Where Airships Take Over Completely
- Long-distance travel: anything over roughly 2km favors airships.
- Wind mechanics: properly aligned sails provide major speed boosts.
- No stamina management: uninterrupted travel without forced breaks.
Sandstorms Changed Everything
This might be the most underrated factor in the entire system.
Flying mounts in storms: speed is heavily reduced, fatigue kicks in, and forced landings become unavoidable.
Airships in storms: with proper alignment, wind can actually increase speed.
This isn’t just balance—it’s a complete role reversal.
Fuel vs Food: The Real Cost of Speed
Speed always comes with a price.
Airships: require expensive fuel like refined oil or advanced cores, but provide consistent output.
Mounts: rely on cheaper food but demand constant attention and management.
From experience: airships cost more resources, mounts cost more focus.

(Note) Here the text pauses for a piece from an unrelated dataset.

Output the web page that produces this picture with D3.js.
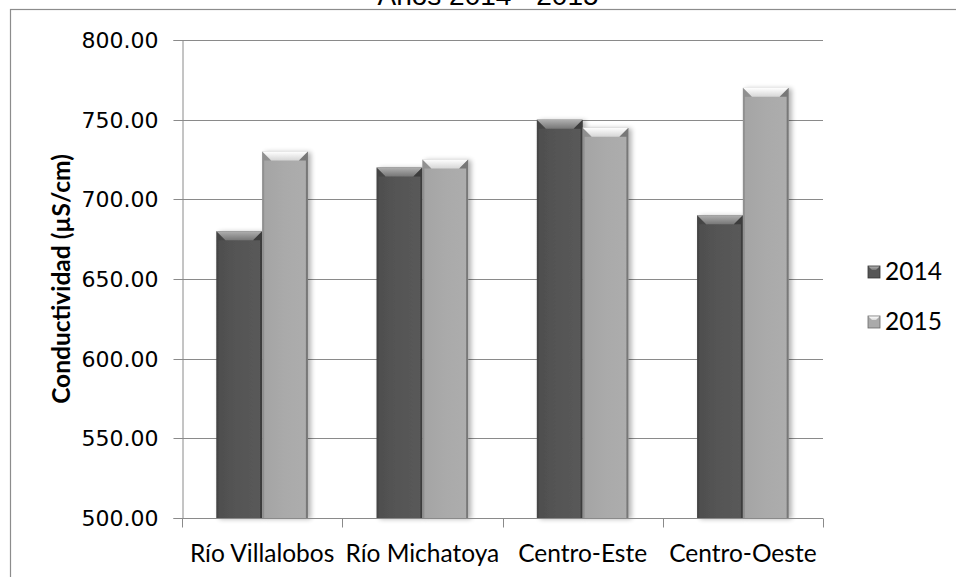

And in PvP, attention is everything.
PvP Reality: Speed vs Survival
Airship advantages: fastest escape option, strong for group movement, and ideal for hauling loot.
Airship weaknesses: loud, highly visible, and fragile when optimized for speed.
I’ve personally lost a speed-build airship to a single ballista shot—painful but effective lesson.
Mount advantage in PvP: stealth.
Sometimes the fastest route isn’t about speed, but about avoiding detection entirely.
A ground mount through terrain can often be effectively faster simply because no one notices you.
My Personal Verdict (After Too Many Hours Testing)
If I had to choose one, I’d go with airship.
Why: it dominates long-distance travel, ignores stamina limits, benefits from wind systems, and scales better with optimization.
But I still use mounts when exploring ruins, handling vertical terrain, or doing quick scouting runs.
The Real Answer
This isn’t just about which is faster—it’s about context.
Choose Airship if: you’re traveling long distances, moving resources, or want consistent top speed.
Choose Flying Mount if: you need agility, vertical access, or short-range mobility.
Final Thought
The funny thing is, at the start of 2026 I thought airships were outdated.
Now I’m optimizing sail angles, cutting weight, and chasing perfect speed lines across the desert like it’s a racing sim.
And honestly, that’s the most fun I’ve had with travel in Soulmask.